Entregou, então, a luta por moradia digna nas mãos da costureira Maria Roseli da Silva, 49, que acompanha junto à Defensoria a falta de respostas do Poder Público. Roseli foi uma das fundadoras da Santa Rita, quando, nos anos 1990, o terreno foi designado à construção de um conjunto habitacional. O problema é que as casas começaram a ser erguidas de forma irregular, fora dos limites e sem apoio técnico, de acordo com a líder comunitária. Nenhuma das 90 residências é regularizada.

Legenda: Numa comunidade que já não tem forças para buscar os direitos, Maria Roseli, 49, assume a tarefa por todos. A costureira, que faz vezes de líder comunitária, ajudou a construir as habitações que, hoje, sucumbem à falta de estrutura. Já viu a própria casa virar piscina, na quadra chuvosa de 2019. Mas tudo o que quer agora "é que reformem e ajeitem tudo". Porque as raízes e os laços sociais, desde 1990, estão atados ali, no solo castigado, mas ainda verde.
Foto: FOTO: FABIANE DE PAULA

"Quem construiu tudo foi nós, em mutirão, os esposos e as mulheres. O que a gente quer é que eles tirem as ocupações e façam o conjunto como era pra ter sido, com saneamento, com estrutura", defende. "Aqui é só a calamidade. Nosso sonho, o que a gente quer e vai lutar pra ter, é ajeitar tudo. Em pleno verão a gente dentro da água da fossa? Nós não pode continuar num negócio. Nós é gente!", descreve Roseli, com palavras atropeladas de quem tem coisa demais a pedir.

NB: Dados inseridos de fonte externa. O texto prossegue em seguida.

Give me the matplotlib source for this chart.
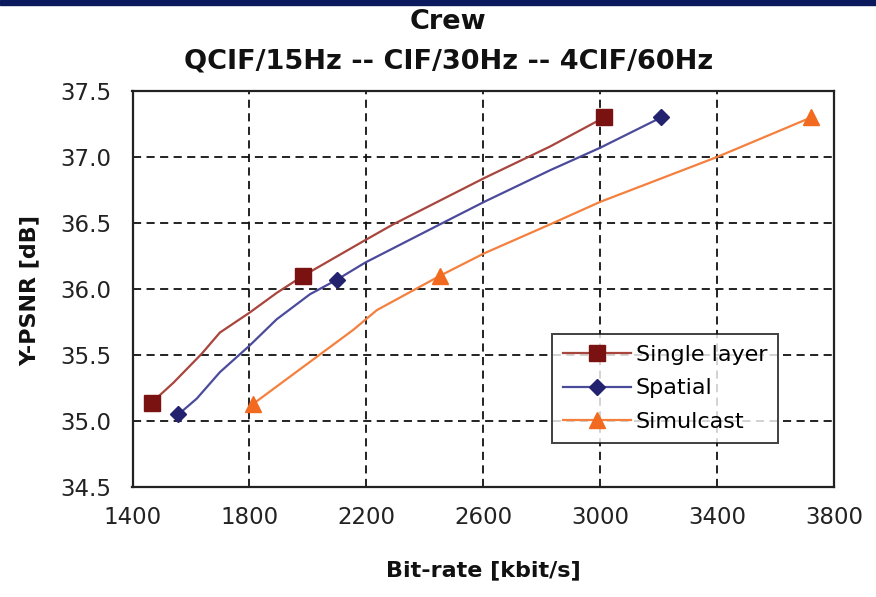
import matplotlib
matplotlib.use("Agg")
import matplotlib.pyplot as plt
from matplotlib.lines import Line2D
from matplotlib.patches import Rectangle

plt.rcParams['font.family'] = ['DejaVu Sans']

title = "Crew"
subtitle = "QCIF/15Hz -- CIF/30Hz -- 4CIF/60Hz"
xlabel = "Bit-rate [kbit/s]"
ylabel = "Y-PSNR [dB]"
xticks = [1400, 1800, 2200, 2600, 3000, 3400, 3800]
yticks = [34.5, 35.0, 35.5, 36.0, 36.5, 37.0, 37.5]

# curve points (markers only at the operating points)
single_x = [1466, 1540, 1637, 1699, 1800, 1893, 1984, 2196, 2292, 2603, 2829, 3014]
single_y = [35.14, 35.29, 35.51, 35.67, 35.82, 35.97, 36.10, 36.37, 36.49, 36.84, 37.08, 37.30]
single_marks = [0, 6, 11]

spatial_x = [1557, 1620, 1699, 1800, 1893, 2007, 2099, 2196, 2452, 2603, 2829, 3000, 3209]
spatial_y = [35.05, 35.17, 35.37, 35.57, 35.77, 35.96, 36.07, 36.20, 36.49, 36.66, 36.90, 37.07, 37.30]
spatial_marks = [0, 6, 12]

simul_x = [1813, 2155, 2236, 2452, 2603, 2829, 3000, 3400, 3722]
simul_y = [35.13, 35.69, 35.84, 36.10, 36.27, 36.49, 36.66, 37.00, 37.30]
simul_marks = [0, 3, 8]

W, H = 876, 597
fig = plt.figure(figsize=(W / 100, H / 100), dpi=100)
L, R, T, B = 132.5, 834, 91, 487
ax = fig.add_axes([L / W, 1 - B / H, (R - L) / W, (B - T) / H])

series = [
    ("Single layer", single_x, single_y, single_marks, "#A8453C", "#7A1212", "s", 12),
    ("Spatial", spatial_x, spatial_y, spatial_marks, "#4B4B9C", "#22226E", "D", 8.5),
    ("Simulcast", simul_x, simul_y, simul_marks, "#F5803E", "#F26A1F", "^", 11.5),
]
handles = []
for name, xs, ys, mk, lc, mc, m, ms in series:
    ax.plot(xs, ys, color=lc, lw=1.6, zorder=3, solid_joinstyle="round")
    ax.plot([xs[i] for i in mk], [ys[i] for i in mk], linestyle="none",
            marker=m, ms=ms, color=mc, zorder=4)
    handles.append(Line2D([0], [0], color=lc, lw=1.6, marker=m, ms=ms,
                          markerfacecolor=mc, markeredgecolor=mc))

ax.set_xlim(1400, 3800)
ax.set_ylim(34.5, 37.5)
ax.set_xticks(xticks)
ax.set_yticks(yticks)
ax.set_xticklabels([str(v) for v in xticks], fontsize=16.5, color="#222222")
ax.set_yticklabels([f"{v:.1f}" for v in yticks], fontsize=16.5, color="#222222")
ax.tick_params(axis='x', length=0, pad=14)
ax.tick_params(axis='y', length=0, pad=15)
ax.grid(True, color="#111111", linestyle=(0, (4.5, 3)), lw=1.3)
for s in ax.spines.values():
    s.set_color("#222222")
    s.set_linewidth(1.6)

fig.text(483 / W, 1 - 570 / H, xlabel, ha="center", va="center",
         fontsize=16, fontweight="bold", color="#111111")
fig.text(30 / W, 1 - 290 / H, ylabel, ha="center", va="center",
         fontsize=16, fontweight="bold", rotation=90, color="#111111")

leg = fig.legend(handles, [s[0] for s in series], loc="upper left",
                 bbox_to_anchor=(552 / W, 1 - 334 / H), borderaxespad=0,
                 fontsize=16, frameon=True, fancybox=False, edgecolor="#111111",
                 handlelength=3.05, borderpad=0.5, labelspacing=0.6,
                 handletextpad=0.22)
leg.get_frame().set_linewidth(1.4)
leg.set_zorder(5)

fig.text(448 / W, 1 - 22 / H, title, ha="center", va="center", fontsize=19.5,
         fontweight="bold", color="#111111")
fig.text(449 / W, 1 - 62 / H, subtitle, ha="center", va="center", fontsize=19.5,
         fontweight="bold", color="#111111")

fig.patches.append(Rectangle((0, 1 - 5 / H), 1, 5 / H, transform=fig.transFigure,
                             color="#0A1A5C", zorder=10))

fig.savefig("out.png", dpi=100)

Legenda: No quintal enlamaçado de ngela, a vizinha Roseli mostra os danos e a parede que não aguentou esperar por possível reforma, e ruiu
Foto: FOTO: FABIANE DE PAULA

Para o defensor Lino Fonteles, "é evidente que não tem habitação nem aluguel social para todos os que precisam". "A solução mais viável para os problemas habitacionais de Fortaleza é a regularização fundiária. Muitas famílias preenchem os requisitos: das 10 mil que têm ações aqui, pelo menos 8 mil atendem", calcula. "É a solução menos onerosa às pessoas e ao Poder Público. Uma habitação não se constrói da noite pro dia, o custo é muito alto, cerca de R$ 80 mil por unidade", estima Lino, ressaltando, porém, que "algumas famílias estão em áreas verdes e de risco, sendo necessário projetos específicos".

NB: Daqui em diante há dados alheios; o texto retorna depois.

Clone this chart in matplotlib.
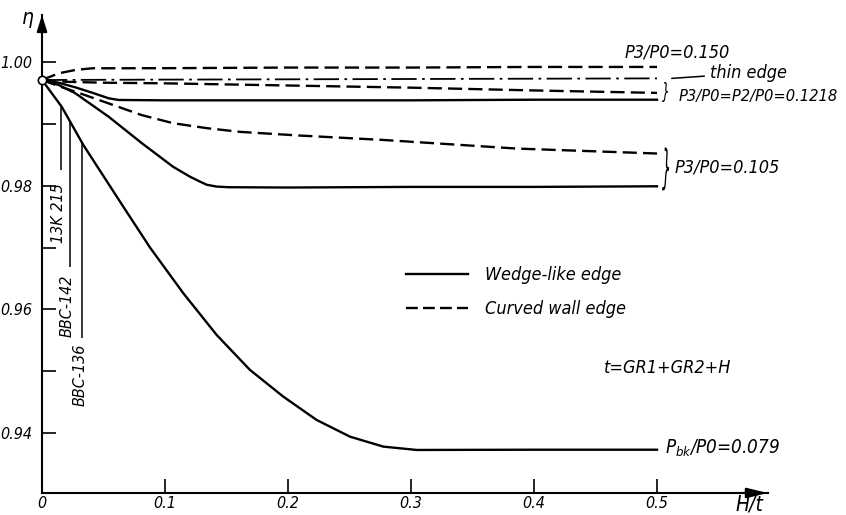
import numpy as np
import matplotlib
matplotlib.use("Agg")
import matplotlib.pyplot as plt
from matplotlib.lines import Line2D
from matplotlib.textpath import TextPath
from matplotlib.patches import PathPatch
from matplotlib.font_manager import FontProperties
from matplotlib.transforms import Affine2D, ScaledTranslation

plt.rcParams['font.family'] = ['DejaVu Sans']
plt.rcParams['font.stretch'] = 'condensed'
plt.rcParams['font.style'] = 'italic'
plt.rcParams['mathtext.fontset'] = 'custom'
plt.rcParams['mathtext.it'] = 'DejaVu Sans:italic'
plt.rcParams['mathtext.rm'] = 'DejaVu Sans:italic'

# curve data (H/t, eta)
h_150 = [0, 0.0136, 0.0271, 0.0407, 0.1, 0.2, 0.3, 0.4, 0.5]
eta_150 = [0.99709, 0.99817, 0.99871, 0.99898, 0.9990, 0.9991, 0.9991, 0.9992, 0.9992]

h_thin = [0, 0.1, 0.2, 0.3, 0.4, 0.5]
eta_thin = [0.99709, 0.99715, 0.9972, 0.99725, 0.9973, 0.99735]

h_1218_dash = [0, 0.02, 0.05, 0.1, 0.2, 0.3, 0.4, 0.5]
eta_1218_dash = [0.99709, 0.9968, 0.99665, 0.99655, 0.9962, 0.99585, 0.9954, 0.9950]

h_1218_solid = [0, 0.0136, 0.0271, 0.0407, 0.0542, 0.0623, 0.1, 0.2, 0.3, 0.4, 0.5]
eta_1218_solid = [0.99709, 0.99665, 0.9959, 0.99504, 0.99413, 0.99386, 0.9938, 0.9938, 0.9938, 0.9939, 0.9939]

h_105_dash = [0, 0.0136, 0.0271, 0.0542, 0.0813, 0.1067, 0.134, 0.161, 0.21, 0.277, 0.386, 0.5]
eta_105_dash = [0.99709, 0.9961, 0.9952, 0.9933, 0.9914, 0.9901, 0.9893, 0.9887, 0.9881, 0.9874, 0.9860, 0.9852]

h_105_solid = [0, 0.0136, 0.0271, 0.0542, 0.0813, 0.1065, 0.1203, 0.128, 0.1339, 0.142, 0.152,
               0.2, 0.3, 0.4, 0.5]
eta_105_solid = [0.99709, 0.99628, 0.99494, 0.99115, 0.98685, 0.98307, 0.98145, 0.9807, 0.98015,
                 0.97985, 0.97975, 0.9797, 0.9798, 0.9798, 0.9799]

h_079 = [0, 0.016, 0.0336, 0.0661, 0.0878, 0.1149, 0.142, 0.1691, 0.1962, 0.2233, 0.2504,
         0.2775, 0.3046, 0.4, 0.5]
eta_079 = [0.99709, 0.99277, 0.98658, 0.97660, 0.9700, 0.9626, 0.95586, 0.9502, 0.94588,
           0.94211, 0.93941, 0.9378, 0.93726, 0.9373, 0.9373]

# cascades marked on the H/t axis
cascade_names = ['13K 215', 'BBC-142', 'BBC-136']
cascade_h = [0.0154, 0.0228, 0.0328]
cascade_line_bottom = [0.9825, 0.9669, 0.9554]
cascade_text_y = [0.9756, 0.9606, 0.9494]

x_ticks = [0, 0.1, 0.2, 0.3, 0.4, 0.5]
x_labels = ['0', '0.1', '0.2', '0.3', '0.4', '0.5']
y_ticks = [0.94, 0.96, 0.98, 1.00]
y_labels = ['0.94', '0.96', '0.98', '1.00']
y_minor = [0.95, 0.97, 0.99]

fig = plt.figure(figsize=(8.46, 5.15), dpi=100)
ax = fig.add_axes([42 / 846, 22 / 515, 725.7 / 846, 478 / 515])
ax.set_xlim(0, 0.59)
ax.set_ylim(0.9303, 1.0076)

lw = 1.7
dash = (6, 2.6)
ax.plot(h_150, eta_150, color='black', lw=lw, dashes=dash)
ax.plot(h_thin, eta_thin, color='black', lw=1.3, dashes=(14, 3, 1.5, 3))
ax.plot(h_1218_dash, eta_1218_dash, color='black', lw=lw, dashes=dash)
ax.plot(h_1218_solid, eta_1218_solid, color='black', lw=lw)
ax.plot(h_105_dash, eta_105_dash, color='black', lw=lw, dashes=dash)
ax.plot(h_105_solid, eta_105_solid, color='black', lw=lw)
ax.plot(h_079, eta_079, color='black', lw=lw)
ax.plot([0], [eta_079[0]], 'o', ms=6, mfc='white', mec='black', mew=1.2, clip_on=False, zorder=5)

# cascade markers
for name, h, yb, yt in zip(cascade_names, cascade_h, cascade_line_bottom, cascade_text_y):
    ytop = np.interp(h, h_079, eta_079)
    ax.vlines(h, yb, ytop, color='black', lw=1.1)
    ax.text(h - 0.002, yt, name, rotation=90, ha='center', va='center', fontsize=11.5)

# axes styling
for s in ['top', 'right']:
    ax.spines[s].set_visible(False)
ax.spines['left'].set_linewidth(1.5)
ax.spines['bottom'].set_linewidth(1.5)
ax.set_xticks(x_ticks)
ax.set_xticklabels(x_labels)
ax.set_yticks(y_ticks)
ax.set_yticklabels(y_labels)
ax.set_yticks(y_minor, minor=True)
ax.tick_params(axis='both', which='both', direction='in', length=10, width=1.2, labelsize=11.5)
ax.tick_params(axis='y', pad=7)
ax.tick_params(axis='x', pad=2.5)

ax.annotate('', xy=(1.0, 0), xytext=(0.96, 0), xycoords='axes fraction',
            arrowprops=dict(arrowstyle='-|>,head_length=0.9,head_width=0.22', color='black',
                            lw=1.5, mutation_scale=14, shrinkA=0, shrinkB=0))
ax.annotate('', xy=(0, 1.0), xytext=(0, 0.96), xycoords='axes fraction',
            arrowprops=dict(arrowstyle='-|>,head_length=0.7,head_width=0.22', color='black',
                            lw=1.5, mutation_scale=14, shrinkA=0, shrinkB=0))
ax.text(-0.019, 1.0071, 'η', transform=ax.get_yaxis_transform(), ha='center', va='center',
        fontsize=15)
ax.text(0.575, -0.025, 'H/t', transform=ax.get_xaxis_transform(), ha='center', va='center',
        fontsize=15)


def brace(x, y, height_px, width_px):
    tp = TextPath((0, 0), '}', size=10, prop=FontProperties(family='DejaVu Sans'))
    ext = tp.get_extents()
    tr = (Affine2D().translate(-ext.x0 - ext.width / 2, -ext.y0 - ext.height / 2)
          .scale(width_px / ext.width, height_px / ext.height)
          + ScaledTranslation(x, y, ax.transData))
    ax.add_patch(PathPatch(tp, transform=tr, fc='black', lw=0, clip_on=False))


# curve labels
ax.text(0.474, 1.0016, 'P3/P0=0.150', ha='left', va='center', fontsize=13)
ax.annotate('thin edge', xy=(0.512, eta_thin[-1]), xytext=(0.543, 0.9982), ha='left',
            va='center', fontsize=13,
            arrowprops=dict(arrowstyle='-', color='black', lw=1.1, shrinkA=2, shrinkB=0))
brace(0.5065, 0.99515, 20, 6)
ax.text(0.5175, 0.99434, 'P3/P0=P2/P0=0.1218', ha='left', va='center', fontsize=11.8)
brace(0.507, 0.9827, 43, 7)
ax.text(0.5146, 0.98286, 'P3/P0=0.105', ha='left', va='center', fontsize=13)
ax.text(0.5065, 0.93758, '$P_{bk}$/P0=0.079', ha='left', va='center', fontsize=13.5)
ax.text(0.457, 0.9505, 't=GR1+GR2+H', ha='left', va='center', fontsize=13)

handles = [Line2D([], [], color='black', lw=lw),
           Line2D([], [], color='black', lw=lw, dashes=(5, 2.2))]
ax.legend(handles, ['Wedge-like edge', 'Curved wall edge'], loc='upper left',
          bbox_to_anchor=(390 / 846, 1 - 250 / 515), bbox_transform=fig.transFigure,
          frameon=False, fontsize=13, handlelength=3.4, handletextpad=0.95, labelspacing=0.9)

fig.savefig('out.png', dpi=100)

Sobre a regularização fundiária em áreas de risco, a Habitafor informa que realiza "melhorias" constantes, bem como reassentamento de moradores. A Pasta diz ainda que mais de 5.051 famílias receberam o 'papel da casa', 1.039 habitações passaram por melhorias, 1.500 tiveram acesso a saneamento básico e outras 1.200 famílias em situação de rua e assistidas pelas ações de urbanização são atendidas pelo Programa de Locação Social. A Pasta não se manifestou quanto à situação da Comunidade Santa Rita.

Ilegal

Além de descumprir a Constituição Federal e a Declaração dos Direitos Humanos, que asseguram a todos o direito à habitação, a deficiência do cenário em Fortaleza vai de encontro também ao próprio Plano Local de Habitação de Interesse Social (PLHISFOR), no Fortaleza 2040, planejamento de estratégias a serem implementadas a curto, médio e longo prazos na cidade.

Entre os objetivos gerais estão "garantir o direito universal à moradia digna, democratizando o acesso aos serviços públicos de qualidade, priorizando programas e projetos para famílias de baixa renda, ampliando a oferta de habitações e melhorando as condições de habitalibilidade".

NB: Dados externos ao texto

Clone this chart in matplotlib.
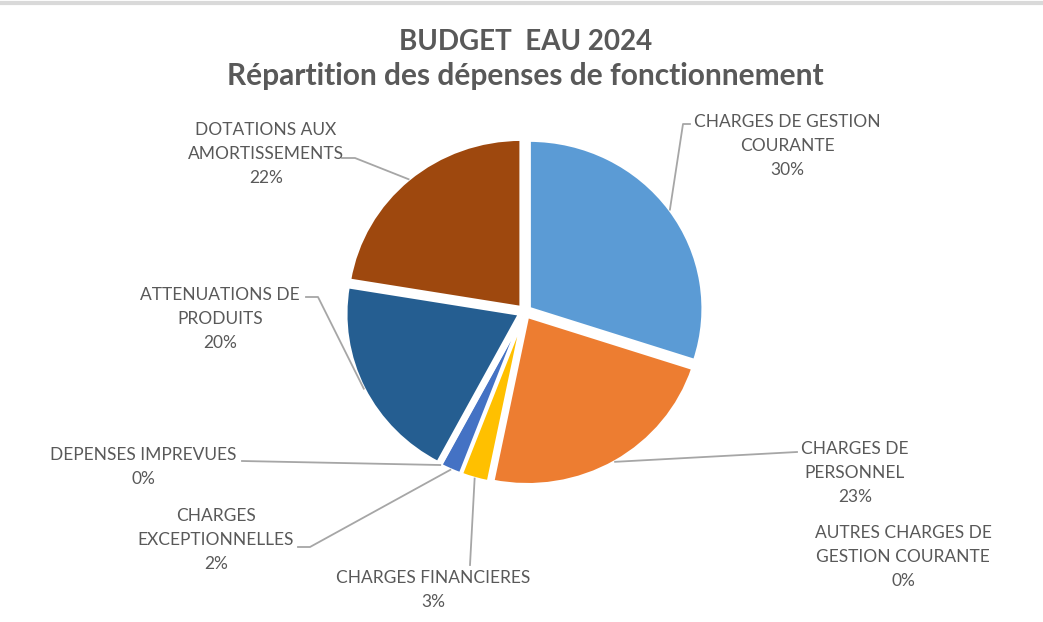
import numpy as np
import matplotlib
matplotlib.use('Agg')
import matplotlib.pyplot as plt

W, H = 1043, 622

# données (en %)
labels = ['CHARGES DE GESTION\nCOURANTE', 'CHARGES DE\nPERSONNEL',
          'AUTRES CHARGES DE\nGESTION COURANTE', 'CHARGES FINANCIERES',
          'CHARGES\nEXCEPTIONNELLES', 'DEPENSES IMPREVUES',
          'ATTENUATIONS DE\nPRODUITS', 'DOTATIONS AUX\nAMORTISSEMENTS']
values = [30.0, 23.2, 0.0, 2.6, 2.0, 0.0, 19.8, 22.4]
pct_labels = ['30%', '23%', '0%', '3%', '2%', '0%', '20%', '22%']
colors = ['#5B9BD5', '#ED7D31', '#A5A5A5', '#FFC000',
          '#4472C4', '#70AD47', '#255E91', '#9E480E']

# position des étiquettes (pixels image, haut du bloc) et coude de la ligne de rappel
label_pos = [(787, 114), (855, 441), (903, 525), (433, 570),
             (216, 508), (143, 447), (220, 287), (266, 122)]
elbows = [[(683, 124), (690, 124)], [(797, 452)], None, [(470, 565)],
          [(310, 547), (298, 547)], [(242, 461)],
          [(318, 297), (306, 297)], [(355, 158), (342, 158)]]

TXT = '#595959'
plt.rcParams['font.family'] = ['Lato', 'DejaVu Sans']

# le camembert de la capture est légèrement étiré en largeur
SY = 1.033

fig = plt.figure(figsize=(W / 100, H / 100), dpi=100)
ax = fig.add_axes([0, 0, 1, 1])


def Y(y):
    return (H - y) * SY


cx, cy, R = 524.7, Y(311.7), 174
wedges, _ = ax.pie(values, colors=colors, startangle=90, counterclock=False,
                   center=(cx, cy), radius=R, explode=[5.5] * len(values),
                   wedgeprops=dict(edgecolor='white', linewidth=2.5),
                   frame=True)
ax.set_xlim(0, W)
ax.set_ylim(0, H * SY)
ax.set_aspect('auto')
ax.axis('off')

for i, w in enumerate(wedges):
    mid = np.deg2rad((w.theta1 + w.theta2) / 2)
    wx, wy = w.center
    sx, sy = wx + R * np.cos(mid), wy + R * np.sin(mid)
    lx, ly = label_pos[i]
    if elbows[i]:
        pts = [(sx, sy)] + [(px, Y(py)) for px, py in elbows[i]]
        xs, ys = zip(*pts)
        ax.plot(xs, ys, color='#A6A6A6', lw=1.3, zorder=1)
    ax.text(lx, Y(ly), labels[i] + '\n' + pct_labels[i], ha='center', va='top',
            fontsize=12.5, color=TXT, linespacing=1.62)

ax.text(W / 2 + 4, Y(42), 'BUDGET  EAU 2024', ha='center', va='center',
        fontsize=20, fontweight='bold', color=TXT)
ax.text(W / 2 + 4, Y(76), 'Répartition des dépenses de fonctionnement',
        ha='center', va='center', fontsize=21.5, fontweight='bold', color=TXT)

ax.plot([0, W], [Y(2.5), Y(2.5)], color='#D9D9D9', lw=3)

fig.savefig('out.png', dpi=100)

O PLHISFOR pontua entre as diretrizes a "garantia do direito à terra urbana e ao saneamento ambiental", bem como a "promoção da regularização fundiária dos assentamentos precários e informais". O plano prevê ainda a "criação de serviços públicos de assistências técnicas nas áreas jurídica, de arquitetura e engenharia para atendimento da população de baixa renda" e a "ampliação da produção e do financiamento habitacional de interesse social". O que, na prática, é só teoria.

Cagece

Sobre implantação de rede de esgotamento sanitário na Comunidade Santa Rita, no Barroso, a Companhia de Água e Esgoto do Ceará (Cagece) informou, em nota, que "o projeto encontra-se em fase captação de recurso junto ao Ministério das Cidades para execução da obra". E que, por enquanto, "o descarte correto dos efluentes é de responsabilidade dos moradores".